The business card evolves, now with NFC

Some people embrace technology a little bit more quickly than others, and while early adopters normally grace the mobile, tablet, and video game console scene with their presence, these people can now also try something else: a business card.

An online store that produces business cards – Moo – is trying something we haven’t seen before, releasing a business card with a Near-Field Communication chip that you can reprogram with an Android phone.

The concept is simple: you pass out your regular business cards to people, but if the person you’re itching to give one to has a phone with NFC, you can simply wave it close to the phone and transfer the information digitally.

There’s no paper waste, no card they need to throw in a coat pocket or backpack never to be seen again, and no worries, because the very device your typical executive spends hours a day looking at will store the information.

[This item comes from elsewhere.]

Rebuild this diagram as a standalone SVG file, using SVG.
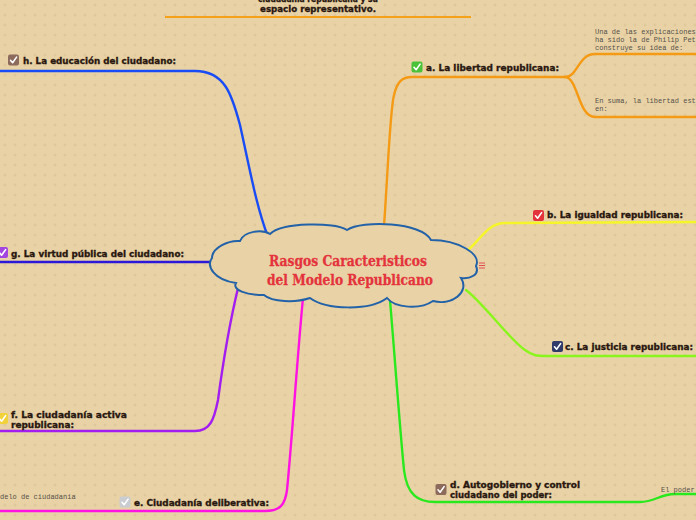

Put an NFC business card near an NFC phone and the two should talk. Image credit:

For now, Moo’s project looks to be a test, with the company making 150,000 and including only one with an order of business cards, but it’s an interesting test nonetheless, and it’s one we’re keeping our eyes on.

Business cards seem like they should evolve, and we imagine there’s a lot of wastage going on in this area, with paper still used for the exchanging of details in a world that is increasingly digital.

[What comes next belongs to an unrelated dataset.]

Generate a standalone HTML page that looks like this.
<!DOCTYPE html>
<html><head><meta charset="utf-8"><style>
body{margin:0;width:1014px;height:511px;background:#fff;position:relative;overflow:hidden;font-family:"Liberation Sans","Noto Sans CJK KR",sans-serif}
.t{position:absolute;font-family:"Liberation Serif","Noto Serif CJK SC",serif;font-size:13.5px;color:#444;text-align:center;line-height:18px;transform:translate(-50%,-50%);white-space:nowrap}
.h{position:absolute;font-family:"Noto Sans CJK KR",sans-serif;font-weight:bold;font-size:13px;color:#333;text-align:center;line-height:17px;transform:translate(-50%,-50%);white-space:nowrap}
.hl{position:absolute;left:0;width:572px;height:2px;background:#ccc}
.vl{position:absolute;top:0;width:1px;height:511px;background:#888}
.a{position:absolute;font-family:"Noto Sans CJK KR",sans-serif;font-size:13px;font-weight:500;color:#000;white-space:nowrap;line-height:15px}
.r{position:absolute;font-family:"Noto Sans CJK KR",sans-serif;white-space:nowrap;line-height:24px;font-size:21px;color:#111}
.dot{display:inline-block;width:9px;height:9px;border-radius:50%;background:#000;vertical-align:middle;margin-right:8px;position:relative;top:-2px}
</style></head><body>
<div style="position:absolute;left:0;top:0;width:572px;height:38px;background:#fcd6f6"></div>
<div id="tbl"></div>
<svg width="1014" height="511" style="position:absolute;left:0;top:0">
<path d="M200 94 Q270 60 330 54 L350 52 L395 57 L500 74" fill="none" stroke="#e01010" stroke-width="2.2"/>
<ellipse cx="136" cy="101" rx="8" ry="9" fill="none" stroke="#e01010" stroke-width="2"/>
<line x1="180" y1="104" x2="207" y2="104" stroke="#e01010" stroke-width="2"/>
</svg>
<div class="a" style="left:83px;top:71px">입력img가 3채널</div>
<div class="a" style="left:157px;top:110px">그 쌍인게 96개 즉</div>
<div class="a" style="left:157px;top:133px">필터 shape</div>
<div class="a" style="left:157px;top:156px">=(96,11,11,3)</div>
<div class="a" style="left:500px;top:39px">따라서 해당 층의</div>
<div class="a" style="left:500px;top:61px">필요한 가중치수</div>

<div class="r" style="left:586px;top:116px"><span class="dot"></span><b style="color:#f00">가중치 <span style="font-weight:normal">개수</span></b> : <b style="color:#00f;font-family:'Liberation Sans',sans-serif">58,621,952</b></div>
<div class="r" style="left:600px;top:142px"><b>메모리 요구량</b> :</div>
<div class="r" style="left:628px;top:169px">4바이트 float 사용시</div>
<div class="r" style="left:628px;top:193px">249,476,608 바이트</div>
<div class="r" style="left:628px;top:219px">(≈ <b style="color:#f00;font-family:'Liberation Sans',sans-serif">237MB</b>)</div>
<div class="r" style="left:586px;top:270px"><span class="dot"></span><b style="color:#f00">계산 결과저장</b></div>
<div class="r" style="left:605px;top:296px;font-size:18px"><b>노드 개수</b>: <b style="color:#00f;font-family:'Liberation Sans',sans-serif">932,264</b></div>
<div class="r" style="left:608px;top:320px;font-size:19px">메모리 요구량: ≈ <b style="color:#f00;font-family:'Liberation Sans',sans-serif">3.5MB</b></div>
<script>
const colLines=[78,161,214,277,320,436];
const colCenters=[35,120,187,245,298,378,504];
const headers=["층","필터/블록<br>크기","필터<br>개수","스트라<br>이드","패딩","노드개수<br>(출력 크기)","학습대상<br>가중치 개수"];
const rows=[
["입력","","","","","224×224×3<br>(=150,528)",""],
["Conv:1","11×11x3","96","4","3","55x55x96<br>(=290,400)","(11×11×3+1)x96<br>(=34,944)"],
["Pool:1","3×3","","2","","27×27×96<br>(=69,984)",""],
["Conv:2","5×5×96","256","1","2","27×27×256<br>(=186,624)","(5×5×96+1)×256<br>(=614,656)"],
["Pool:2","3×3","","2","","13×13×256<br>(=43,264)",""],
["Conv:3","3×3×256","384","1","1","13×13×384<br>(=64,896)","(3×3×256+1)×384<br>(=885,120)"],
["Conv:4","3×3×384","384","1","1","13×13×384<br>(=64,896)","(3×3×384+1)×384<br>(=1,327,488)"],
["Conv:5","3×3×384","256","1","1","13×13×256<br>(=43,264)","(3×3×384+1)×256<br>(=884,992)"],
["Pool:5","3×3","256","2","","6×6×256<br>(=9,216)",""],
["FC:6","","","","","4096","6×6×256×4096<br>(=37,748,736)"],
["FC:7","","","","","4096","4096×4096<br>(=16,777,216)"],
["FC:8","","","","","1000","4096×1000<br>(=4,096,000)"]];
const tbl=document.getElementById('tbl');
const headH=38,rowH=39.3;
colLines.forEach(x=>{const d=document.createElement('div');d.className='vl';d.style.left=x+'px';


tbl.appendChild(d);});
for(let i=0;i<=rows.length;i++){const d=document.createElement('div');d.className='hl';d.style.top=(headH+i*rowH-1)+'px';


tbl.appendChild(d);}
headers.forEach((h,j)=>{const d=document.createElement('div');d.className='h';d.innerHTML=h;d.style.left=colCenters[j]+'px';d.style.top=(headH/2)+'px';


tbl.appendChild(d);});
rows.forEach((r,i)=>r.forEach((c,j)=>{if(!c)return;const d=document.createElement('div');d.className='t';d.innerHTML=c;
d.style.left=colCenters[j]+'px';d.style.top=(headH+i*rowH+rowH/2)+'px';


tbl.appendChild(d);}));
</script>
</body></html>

Moving forward, it probably makes more sense for people to use their phones as a way of transmitting business details, and the NFC in Android phones have shown us how the “bump” method works in this way, simply rubbing two phones together: you don’t create fire, but you do transfer files.

Before that becomes commonplace, there will need to be a catalyst, and we’re keen to see if this whole NFC card thing catches on.

It could be that within five years, the regular stack of a thousand business cards that companies order are reduced to just five or ten per person, and the information is passed digitally, saving a few trees in the process and always keeping the details in reach.